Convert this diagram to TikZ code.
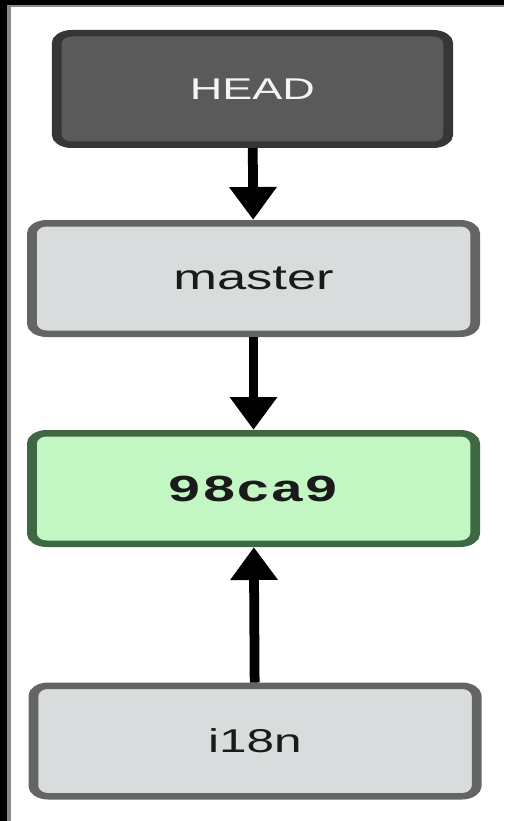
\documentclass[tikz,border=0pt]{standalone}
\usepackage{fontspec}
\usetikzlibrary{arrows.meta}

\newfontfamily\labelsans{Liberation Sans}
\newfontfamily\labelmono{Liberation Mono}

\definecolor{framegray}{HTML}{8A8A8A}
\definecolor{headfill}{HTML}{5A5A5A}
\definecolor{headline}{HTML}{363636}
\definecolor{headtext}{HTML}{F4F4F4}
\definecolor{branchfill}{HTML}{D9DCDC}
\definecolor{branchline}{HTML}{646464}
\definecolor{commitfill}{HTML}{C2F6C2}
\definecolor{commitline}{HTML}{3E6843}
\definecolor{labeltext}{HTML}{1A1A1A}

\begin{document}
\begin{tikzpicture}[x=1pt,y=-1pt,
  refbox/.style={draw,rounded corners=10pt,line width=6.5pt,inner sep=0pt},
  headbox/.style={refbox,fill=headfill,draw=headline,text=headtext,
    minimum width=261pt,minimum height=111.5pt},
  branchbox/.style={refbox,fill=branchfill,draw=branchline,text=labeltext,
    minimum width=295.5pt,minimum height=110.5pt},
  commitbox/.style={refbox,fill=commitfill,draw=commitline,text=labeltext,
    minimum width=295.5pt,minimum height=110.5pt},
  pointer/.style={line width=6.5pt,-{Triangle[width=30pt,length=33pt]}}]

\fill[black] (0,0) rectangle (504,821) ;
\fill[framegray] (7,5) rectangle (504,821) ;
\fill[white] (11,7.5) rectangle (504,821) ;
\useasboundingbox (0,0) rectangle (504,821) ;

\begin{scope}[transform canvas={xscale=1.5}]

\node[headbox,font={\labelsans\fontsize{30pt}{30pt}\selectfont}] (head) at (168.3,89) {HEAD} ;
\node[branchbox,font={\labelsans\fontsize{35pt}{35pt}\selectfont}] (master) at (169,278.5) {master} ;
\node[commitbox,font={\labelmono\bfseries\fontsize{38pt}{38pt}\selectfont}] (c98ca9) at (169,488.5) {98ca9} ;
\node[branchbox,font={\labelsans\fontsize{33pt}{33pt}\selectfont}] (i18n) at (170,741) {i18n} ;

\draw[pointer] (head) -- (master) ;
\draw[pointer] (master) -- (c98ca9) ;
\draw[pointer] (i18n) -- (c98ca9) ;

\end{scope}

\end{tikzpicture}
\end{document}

---

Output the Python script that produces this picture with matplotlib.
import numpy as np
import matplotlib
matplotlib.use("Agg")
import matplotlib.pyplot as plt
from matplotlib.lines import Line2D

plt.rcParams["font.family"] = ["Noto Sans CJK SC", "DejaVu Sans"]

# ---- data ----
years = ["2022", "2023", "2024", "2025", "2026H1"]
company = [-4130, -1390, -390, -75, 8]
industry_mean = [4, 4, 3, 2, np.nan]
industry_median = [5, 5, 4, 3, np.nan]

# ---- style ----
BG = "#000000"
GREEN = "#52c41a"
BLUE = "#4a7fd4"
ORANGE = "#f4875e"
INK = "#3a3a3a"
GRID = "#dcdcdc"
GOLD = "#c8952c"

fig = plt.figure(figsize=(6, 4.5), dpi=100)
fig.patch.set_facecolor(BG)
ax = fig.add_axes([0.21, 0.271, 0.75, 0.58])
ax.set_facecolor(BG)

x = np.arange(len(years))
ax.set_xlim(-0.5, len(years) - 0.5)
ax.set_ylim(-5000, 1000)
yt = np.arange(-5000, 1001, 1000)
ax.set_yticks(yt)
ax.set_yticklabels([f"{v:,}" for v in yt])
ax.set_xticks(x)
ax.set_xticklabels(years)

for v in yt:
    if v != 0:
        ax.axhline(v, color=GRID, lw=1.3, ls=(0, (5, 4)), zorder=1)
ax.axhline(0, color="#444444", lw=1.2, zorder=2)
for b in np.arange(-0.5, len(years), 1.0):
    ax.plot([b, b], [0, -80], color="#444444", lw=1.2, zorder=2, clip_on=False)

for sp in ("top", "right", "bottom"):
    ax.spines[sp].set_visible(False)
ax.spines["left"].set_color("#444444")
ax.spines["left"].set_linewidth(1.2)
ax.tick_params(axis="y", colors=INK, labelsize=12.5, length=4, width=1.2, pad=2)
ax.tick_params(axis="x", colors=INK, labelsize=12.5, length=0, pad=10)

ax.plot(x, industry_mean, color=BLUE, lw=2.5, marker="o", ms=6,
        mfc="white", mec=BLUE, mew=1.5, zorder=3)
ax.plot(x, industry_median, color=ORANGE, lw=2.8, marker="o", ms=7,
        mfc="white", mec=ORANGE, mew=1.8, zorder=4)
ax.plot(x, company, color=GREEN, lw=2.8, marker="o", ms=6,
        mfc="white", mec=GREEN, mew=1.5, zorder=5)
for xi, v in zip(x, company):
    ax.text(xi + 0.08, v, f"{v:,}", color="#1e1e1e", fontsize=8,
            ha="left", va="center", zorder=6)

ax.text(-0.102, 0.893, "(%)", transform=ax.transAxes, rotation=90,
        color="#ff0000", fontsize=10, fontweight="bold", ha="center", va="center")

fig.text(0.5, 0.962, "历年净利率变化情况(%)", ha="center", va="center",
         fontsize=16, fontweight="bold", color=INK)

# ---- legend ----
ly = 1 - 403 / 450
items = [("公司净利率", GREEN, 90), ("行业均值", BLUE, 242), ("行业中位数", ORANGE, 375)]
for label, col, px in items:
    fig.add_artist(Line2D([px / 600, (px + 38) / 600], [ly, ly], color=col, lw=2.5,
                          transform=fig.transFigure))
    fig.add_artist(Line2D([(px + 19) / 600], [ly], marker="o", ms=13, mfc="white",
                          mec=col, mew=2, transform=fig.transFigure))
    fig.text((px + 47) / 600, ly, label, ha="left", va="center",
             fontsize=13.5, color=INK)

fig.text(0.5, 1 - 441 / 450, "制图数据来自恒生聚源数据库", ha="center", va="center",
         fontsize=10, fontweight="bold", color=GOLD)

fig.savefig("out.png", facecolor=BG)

- Problem statement:
In the entries above, find each line with the string "this" and copy it.

- Reply to the exercise:
Convert this diagram to TikZ code.
Output the Python script that produces this picture with matplotlib.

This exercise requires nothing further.